The other day, I was waiting for my wife to arrive home from a shopping trip. She had our infant daughter with her, lying comfortably in the bicycle trailer. A ton of groceries were stored in the saddlebags hanging from the bike. In total, she carried and pulled around 35 kilograms with her electric bike without breaking into a sweat. With her bike and this setup, she hops from one store to the other, using the shops downtown instead of driving to the shopping malls on the outskirts of the city by car.
As I was waiting for her, I looked at the “find my” app and realized that she was still at the stores, so I contacted her via the Apple Walkie-Talkie app to ask if I should pick up our son from Kindergarten or wait for her. Using her Apple watch, she told me it wouldn’t take long.

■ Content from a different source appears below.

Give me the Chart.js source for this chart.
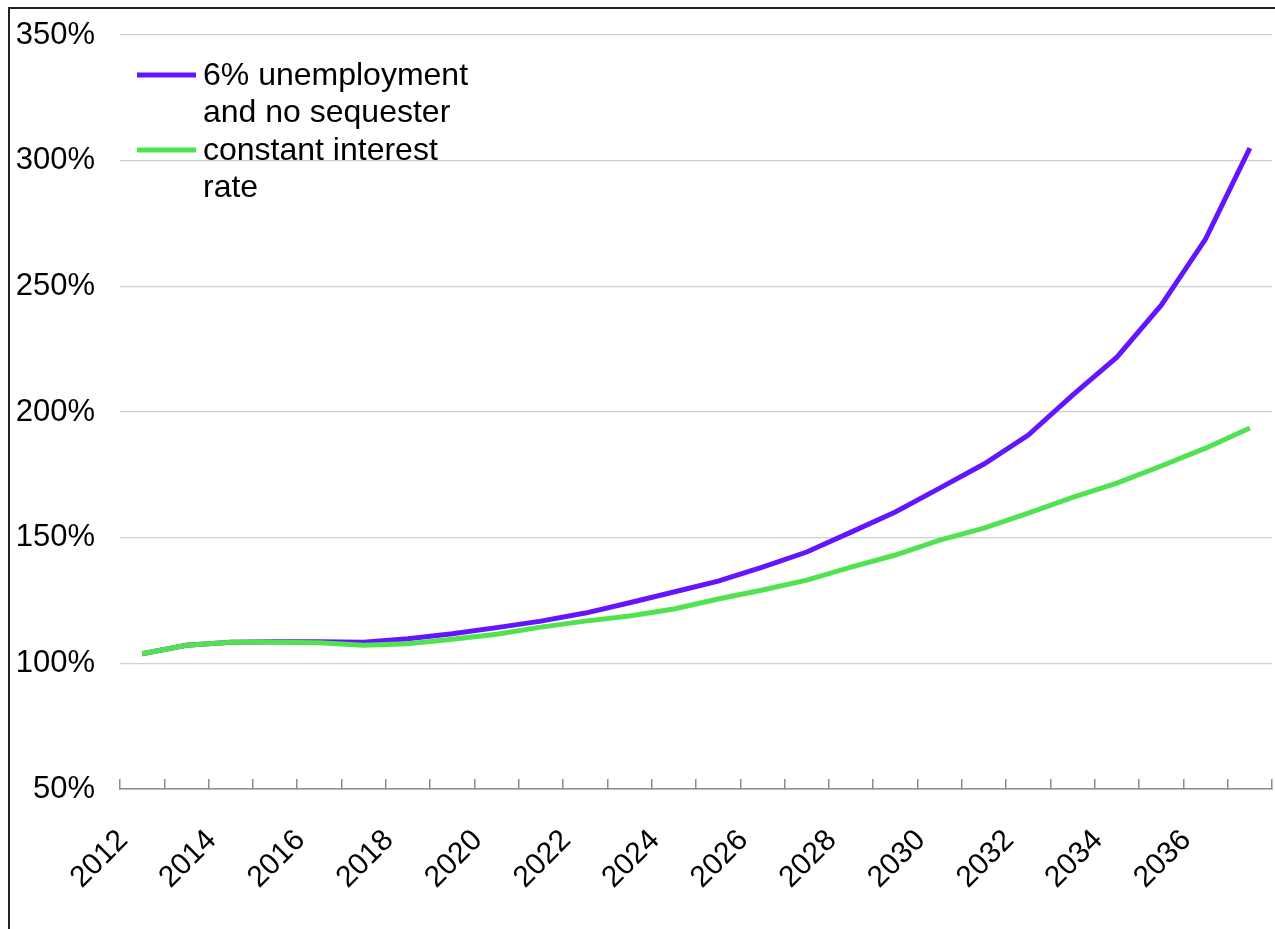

Using the time and cleaning the kitchen, I watched her position on my phone. Suddenly I realized the indicator didn’t move anymore and stopped at a roundabout. I watched a minute, it didn’t move. As I was just about to contact her with the Walkie-Talkie app again to ask if everything is alright, she continued moving.
In fact, she had an accident, crashing to the ground. Thanks to the trailer, which stayed upright, the baby was safe. Luckily, the fall ended on the arms without endangering the head. The Hövding helmet activated and covered the head on top, both sides and the back, including the neck, in a pillow-like airbag. While recovering from the crash, my wife noticed her Apple Watch displayed an emergency message, asking her if everything was alright because the device detected the crash. Not reacting to this message would have caused an automatic call directly to the medical emergency service. My wife canceled that call because she was alright.
As she arrived home safely, I realized how different today’s bike-riding is from using a bicycle a couple of years ago. Bikes aren’t just a steel frame and some rubber any more. We are navigating and communicating via satellites, using more computing power on our wrists than was used to send a rocket to the moon. We use the strongest engines to propel us forward, leveraging one of the highest energy densities available to humankind via modern batteries. High-tech materials don’t just keep us warm and dry so that we can drive in heavy rain, they also protect us in emergencies.
For me, all of this is the new transportation solution the world needs. This little story doesn’t factor in folding bikes in combination with trains and buses, cargo bikes and heavy-duty trailers with electric motors and what else is to come. For a majority of use cases, we already have everything we need to make a huge positive difference to the climate, people’s health and better cities.